A few years later, Sarah was given the deed to her family's farm in Stoney Creek. Throughout the 1920s and 1930s, she developed it into an impressive dairy farm, raising poultry and prized Holstein cattle, bottling vitamin A and D milk, and selling and distributing the milk throughout southeastern Michigan. In 1933, Sarah achieved another extraordinary accomplishment; she was one of the first women in the United States to be named Master Farmer.
Sarah's diaries from her trip abroad years earlier convey the feelings and emotions of a young girl in the early twentieth century -- some of the words and phrases she uses were common for the era and despite the excitement that surrounded her, Sarah would remain quite homesick, longing to return to her friends and beloved farm.
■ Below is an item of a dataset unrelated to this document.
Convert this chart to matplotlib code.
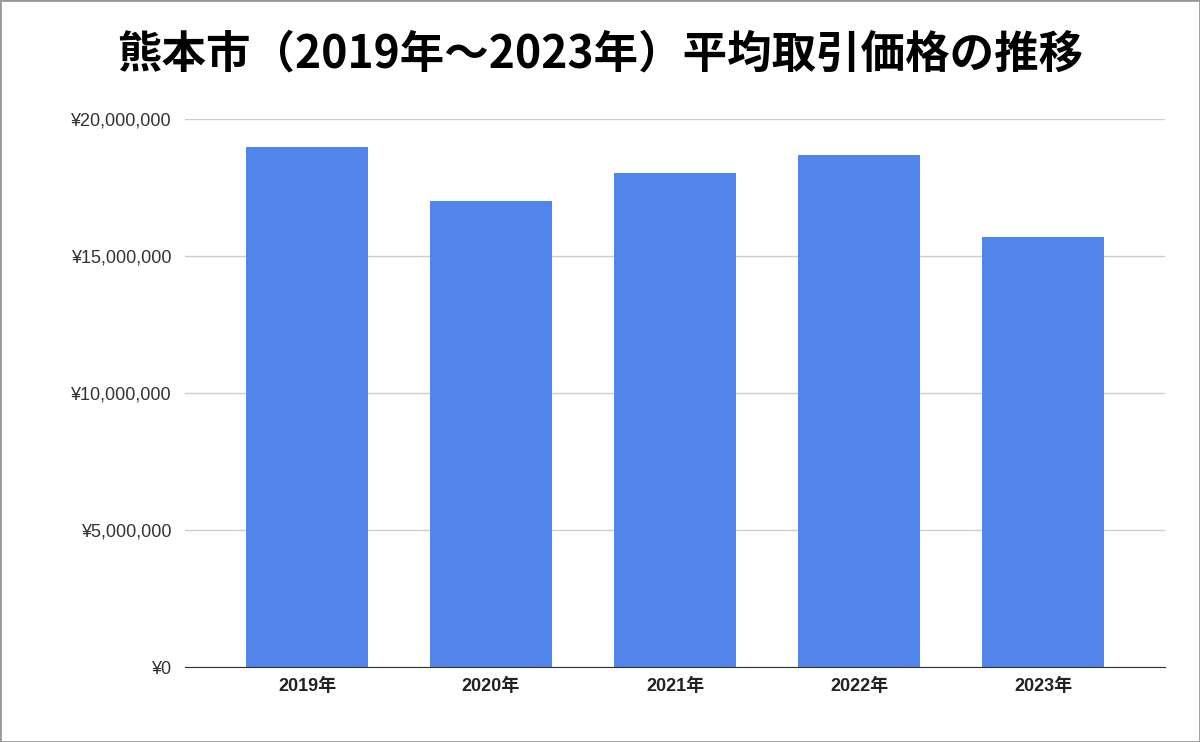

At first glance, some of her journal entries seem quite ordinary. They are, however, interesting in their own right, describing people, places and events from over a century ago. Yet in between her musings about tourist attractions and what they had to eat for dinner, Sarah writes quite casually about some remarkable things. Her words portray life around the world in 1909 and 1910 -- suffragette meetings in Scotland, bull fights in Spain, walks across the Sahara desert and more. It's simply fascinating.
As the transcription continues, I'll share with you the comments Sarah made -- both the mundane and intriguing -- during her journey. And, in keeping with the theme of this blog, I'll also share with you the unknown letters, diaries and scrapbooks from other young ladies of the past.